Twitter may be best known as a consumer social network, but it can be a useful tool to business as well. In fact the San Francisco-based social media firm has been developing new services for businesses including Customer Feedback and Direct Message that Salesforce.com says it’s eager to integrate with its Customer Relationship Management platform.
Customer Feedback lets users privately share their opinions with businesses after service interactions such as a customer support call. Direct Message has long been a way for Twitter users to respond directly to a Tweet.
This latest version gives consumers an easier way to send private messages directly to companies they do business with. Salesforce plans to integrate both Twitter services with its CRM platform.
Salesforce has its own Twitter-like service called Chatter, but that’s used primarily by Salesforce users internally for business collaboration.
“Twitter is rapidly becoming a preferred channel for customer service. With today’s announcement, Twitter and Salesforce will provide powerful new tools for customers to engage directly with brands and resolve customer service issues faster and more efficiently,” Mike Milburn, senior vice president and general manager of the Salesforce Service Cloud Group, wrote in a blog on his company’s Website. “Companies using Salesforce can harness information from these interactions to connect with their customers in new ways.”
The Salesforce integration with Twitter Customer Feedback is designed to let companies incorporate feedback into the overall customer experience.

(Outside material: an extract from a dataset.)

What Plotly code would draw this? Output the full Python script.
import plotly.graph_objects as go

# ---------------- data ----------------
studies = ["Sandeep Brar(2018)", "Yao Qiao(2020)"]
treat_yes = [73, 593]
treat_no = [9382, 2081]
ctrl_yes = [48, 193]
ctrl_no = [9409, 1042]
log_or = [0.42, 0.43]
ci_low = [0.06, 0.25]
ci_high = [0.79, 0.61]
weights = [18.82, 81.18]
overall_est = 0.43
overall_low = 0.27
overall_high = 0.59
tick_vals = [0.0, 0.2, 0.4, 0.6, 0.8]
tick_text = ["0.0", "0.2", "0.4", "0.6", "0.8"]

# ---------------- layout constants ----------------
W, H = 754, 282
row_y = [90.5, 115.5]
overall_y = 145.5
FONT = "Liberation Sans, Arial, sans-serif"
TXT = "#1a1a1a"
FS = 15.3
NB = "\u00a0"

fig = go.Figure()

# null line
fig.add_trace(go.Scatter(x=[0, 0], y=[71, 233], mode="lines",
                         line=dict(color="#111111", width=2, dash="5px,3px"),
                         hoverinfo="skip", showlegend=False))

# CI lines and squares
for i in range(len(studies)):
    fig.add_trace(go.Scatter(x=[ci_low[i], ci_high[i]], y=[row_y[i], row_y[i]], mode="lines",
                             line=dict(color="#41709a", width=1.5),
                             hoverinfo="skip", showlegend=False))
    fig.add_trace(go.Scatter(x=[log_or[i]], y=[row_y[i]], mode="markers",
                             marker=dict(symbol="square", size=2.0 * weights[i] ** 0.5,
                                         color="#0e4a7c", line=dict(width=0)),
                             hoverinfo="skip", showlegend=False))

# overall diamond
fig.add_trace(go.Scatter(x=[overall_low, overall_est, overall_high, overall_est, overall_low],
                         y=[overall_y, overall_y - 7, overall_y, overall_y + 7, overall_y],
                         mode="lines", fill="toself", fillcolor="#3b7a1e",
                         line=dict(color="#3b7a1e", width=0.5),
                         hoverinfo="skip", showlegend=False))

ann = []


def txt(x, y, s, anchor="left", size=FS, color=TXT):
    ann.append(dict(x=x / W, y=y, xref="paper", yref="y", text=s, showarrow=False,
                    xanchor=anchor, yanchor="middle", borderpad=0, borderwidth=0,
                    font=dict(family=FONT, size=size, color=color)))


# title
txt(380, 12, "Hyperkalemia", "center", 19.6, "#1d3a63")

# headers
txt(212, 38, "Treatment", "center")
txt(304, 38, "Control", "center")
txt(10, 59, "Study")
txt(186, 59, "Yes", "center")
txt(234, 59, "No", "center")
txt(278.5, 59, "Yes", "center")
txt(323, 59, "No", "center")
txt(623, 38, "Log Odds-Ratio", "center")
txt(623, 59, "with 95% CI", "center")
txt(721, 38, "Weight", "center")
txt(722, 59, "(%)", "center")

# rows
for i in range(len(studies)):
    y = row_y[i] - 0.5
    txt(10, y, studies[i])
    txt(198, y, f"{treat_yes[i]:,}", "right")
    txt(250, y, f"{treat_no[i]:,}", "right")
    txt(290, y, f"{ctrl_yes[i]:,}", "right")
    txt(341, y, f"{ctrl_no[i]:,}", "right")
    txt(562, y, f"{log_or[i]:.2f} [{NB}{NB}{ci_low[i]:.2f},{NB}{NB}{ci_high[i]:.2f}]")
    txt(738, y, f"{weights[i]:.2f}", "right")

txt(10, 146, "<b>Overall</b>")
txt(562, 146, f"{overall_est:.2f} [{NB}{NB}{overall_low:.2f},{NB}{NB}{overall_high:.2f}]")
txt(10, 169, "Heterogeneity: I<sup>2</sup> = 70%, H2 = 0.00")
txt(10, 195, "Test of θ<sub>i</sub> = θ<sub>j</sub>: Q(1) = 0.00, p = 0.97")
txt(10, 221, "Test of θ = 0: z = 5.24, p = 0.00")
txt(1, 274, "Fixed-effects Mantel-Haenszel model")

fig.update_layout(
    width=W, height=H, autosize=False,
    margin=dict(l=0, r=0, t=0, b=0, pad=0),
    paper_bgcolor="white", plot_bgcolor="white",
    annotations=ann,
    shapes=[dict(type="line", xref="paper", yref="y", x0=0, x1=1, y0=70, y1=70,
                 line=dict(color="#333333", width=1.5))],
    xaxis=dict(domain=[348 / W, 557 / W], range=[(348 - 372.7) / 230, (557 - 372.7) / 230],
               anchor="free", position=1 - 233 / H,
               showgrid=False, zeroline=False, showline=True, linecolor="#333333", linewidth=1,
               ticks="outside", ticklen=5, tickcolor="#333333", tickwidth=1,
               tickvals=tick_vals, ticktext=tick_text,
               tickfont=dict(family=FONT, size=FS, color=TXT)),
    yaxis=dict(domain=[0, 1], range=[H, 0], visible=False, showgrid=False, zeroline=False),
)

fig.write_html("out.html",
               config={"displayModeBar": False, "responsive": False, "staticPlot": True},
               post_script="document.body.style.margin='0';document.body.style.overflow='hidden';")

For example, when an airline sees a service complaint on Twitter, it can send the customer a quick survey directly in that customer’s Twitter feed, asking them for quick feedback on their experience.
Once it receives that feedback it’s automatically routed into Salesforce, where it can be analyzed and acted on by service and marketing teams. The standard Twitter 140 character limit on posts remains in force, so feedback needs to be fairly concise.
Maribel Lopez, principal analyst of Lopez Research, noted that consumers have been using Twitter to give companies mostly critical feedback for years, but it was generally random. “The new service makes it more trackable. Before, let’s say you solved a customer’s complaint—there was no flow to the company’s backend systems,” Lopez told eWEEK.
“From the Salesforce perspective, everyone is trying to serve people in the channel they want to be served in so this integration with Twitter makes sense,” she added.
The news also comes at a time when Twitter’s stock has been plummeting and questions have been raised about its future growth prospects as an advertising platform. “If Twitter can become known as a real time customer service platform with quick, zippy response times, that’s going to give them an opportunity to scale to more users and help fuel their ad platform business,” said Lopez.
Lopez said the popularity of online customer service “shows how broken traditional customer service is today. No one wants to use the phone. They’d rather use Twitter or Facebook to get help.”
While consumers can already send Direct Messages to businesses, they have to follow the business directly on Twitter first. With the new integration, Salesforce says a sales agent will be able to start a private conversation with a customer—even if that customer is not following the business on Twitter—with a simple prompt like “Send a private message.”
Then from within Salesforce, the service agent or social media manager can directly send private message prompts and, hopefully, identify and resolve customer service issues faster and more efficiently.
Salesforce says the new Twitter features will be available to Service Cloud customers already using Social Customer Service at no additional cost. Customer Feedback is expected to be supported in Salesforce in the next few months while the Public to Private Direct Message capability won’t be available until the late-summer-to-early-fall timeframe, according to Salesforce.
Customer service on Twitter has grown 2.5 times over the past two years, according to Salesforce. “This social revolution has created a new expectation for businesses to provide instant, always available customer service,” Milburn stated in his blog.